-- Begin --

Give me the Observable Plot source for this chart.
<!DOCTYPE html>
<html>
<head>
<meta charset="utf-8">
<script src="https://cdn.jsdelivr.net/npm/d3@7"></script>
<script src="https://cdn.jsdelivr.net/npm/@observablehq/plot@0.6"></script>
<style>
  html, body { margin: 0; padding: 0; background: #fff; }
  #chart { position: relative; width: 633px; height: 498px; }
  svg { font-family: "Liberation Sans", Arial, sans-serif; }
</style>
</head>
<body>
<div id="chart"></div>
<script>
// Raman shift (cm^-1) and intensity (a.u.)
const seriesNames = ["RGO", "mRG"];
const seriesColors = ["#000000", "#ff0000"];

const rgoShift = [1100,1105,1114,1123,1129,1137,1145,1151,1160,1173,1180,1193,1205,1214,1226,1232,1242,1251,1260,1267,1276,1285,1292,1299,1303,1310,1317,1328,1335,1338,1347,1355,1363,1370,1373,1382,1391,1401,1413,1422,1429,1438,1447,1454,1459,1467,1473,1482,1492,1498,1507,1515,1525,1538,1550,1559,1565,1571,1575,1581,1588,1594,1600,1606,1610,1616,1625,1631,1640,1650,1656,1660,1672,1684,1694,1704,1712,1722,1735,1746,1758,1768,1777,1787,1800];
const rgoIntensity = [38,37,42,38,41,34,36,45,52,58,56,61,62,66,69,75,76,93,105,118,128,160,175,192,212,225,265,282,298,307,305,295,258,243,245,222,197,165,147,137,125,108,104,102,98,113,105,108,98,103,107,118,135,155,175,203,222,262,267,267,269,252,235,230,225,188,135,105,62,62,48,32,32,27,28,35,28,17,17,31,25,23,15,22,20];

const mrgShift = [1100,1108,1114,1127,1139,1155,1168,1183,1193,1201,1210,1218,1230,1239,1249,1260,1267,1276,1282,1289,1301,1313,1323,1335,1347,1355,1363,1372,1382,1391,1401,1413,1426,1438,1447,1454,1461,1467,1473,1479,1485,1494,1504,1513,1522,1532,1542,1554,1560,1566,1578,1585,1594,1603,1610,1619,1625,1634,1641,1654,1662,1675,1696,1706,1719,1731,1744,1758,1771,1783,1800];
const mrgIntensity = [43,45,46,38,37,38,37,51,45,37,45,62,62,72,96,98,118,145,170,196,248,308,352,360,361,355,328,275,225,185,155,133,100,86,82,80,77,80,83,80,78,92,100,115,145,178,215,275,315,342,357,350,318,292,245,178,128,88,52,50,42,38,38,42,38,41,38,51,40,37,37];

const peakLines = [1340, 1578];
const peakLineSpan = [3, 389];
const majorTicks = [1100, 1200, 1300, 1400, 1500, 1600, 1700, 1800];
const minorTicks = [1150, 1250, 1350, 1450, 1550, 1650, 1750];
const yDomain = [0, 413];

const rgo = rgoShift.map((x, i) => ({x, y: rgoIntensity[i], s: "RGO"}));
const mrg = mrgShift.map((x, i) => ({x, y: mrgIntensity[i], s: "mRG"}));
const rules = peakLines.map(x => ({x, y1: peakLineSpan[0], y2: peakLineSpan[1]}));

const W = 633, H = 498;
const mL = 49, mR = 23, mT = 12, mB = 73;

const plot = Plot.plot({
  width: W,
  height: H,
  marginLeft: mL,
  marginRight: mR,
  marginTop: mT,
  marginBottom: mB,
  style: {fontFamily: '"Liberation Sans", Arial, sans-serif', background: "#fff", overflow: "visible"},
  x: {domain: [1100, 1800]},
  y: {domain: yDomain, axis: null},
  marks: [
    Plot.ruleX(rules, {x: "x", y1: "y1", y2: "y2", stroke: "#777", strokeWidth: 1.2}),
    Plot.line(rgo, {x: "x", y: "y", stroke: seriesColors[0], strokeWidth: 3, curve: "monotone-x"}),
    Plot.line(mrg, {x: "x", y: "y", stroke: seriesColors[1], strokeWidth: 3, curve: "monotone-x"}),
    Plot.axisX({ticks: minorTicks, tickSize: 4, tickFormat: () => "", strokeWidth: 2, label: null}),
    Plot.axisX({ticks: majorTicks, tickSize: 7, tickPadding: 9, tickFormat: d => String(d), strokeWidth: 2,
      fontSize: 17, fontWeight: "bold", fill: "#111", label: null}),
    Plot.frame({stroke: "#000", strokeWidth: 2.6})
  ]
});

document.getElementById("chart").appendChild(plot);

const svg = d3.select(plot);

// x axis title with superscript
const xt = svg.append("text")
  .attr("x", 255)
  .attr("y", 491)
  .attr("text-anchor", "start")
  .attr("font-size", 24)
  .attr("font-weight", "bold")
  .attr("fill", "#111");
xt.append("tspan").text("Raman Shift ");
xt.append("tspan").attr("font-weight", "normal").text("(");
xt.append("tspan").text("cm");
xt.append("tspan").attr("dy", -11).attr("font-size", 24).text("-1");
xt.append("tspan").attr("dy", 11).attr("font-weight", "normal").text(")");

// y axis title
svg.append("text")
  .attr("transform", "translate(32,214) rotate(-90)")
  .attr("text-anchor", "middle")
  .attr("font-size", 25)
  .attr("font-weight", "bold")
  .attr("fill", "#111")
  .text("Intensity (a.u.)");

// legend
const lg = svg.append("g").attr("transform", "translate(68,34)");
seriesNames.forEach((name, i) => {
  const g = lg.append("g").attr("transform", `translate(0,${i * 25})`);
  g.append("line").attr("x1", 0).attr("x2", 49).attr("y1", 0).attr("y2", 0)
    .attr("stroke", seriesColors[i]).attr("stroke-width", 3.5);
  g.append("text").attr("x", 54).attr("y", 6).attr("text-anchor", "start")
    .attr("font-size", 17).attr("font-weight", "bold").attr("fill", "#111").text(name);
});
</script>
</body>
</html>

-- End --

### [WRITTEN REQUEST]
All lines holding the word "chart" should be picked out and copied.

### [REPLY]
Give me the Observable Plot source for this chart.
  #chart { position: relative; width: 633px; height: 498px; }
<div id="chart"></div>
document.getElementById("chart").appendChild(plot);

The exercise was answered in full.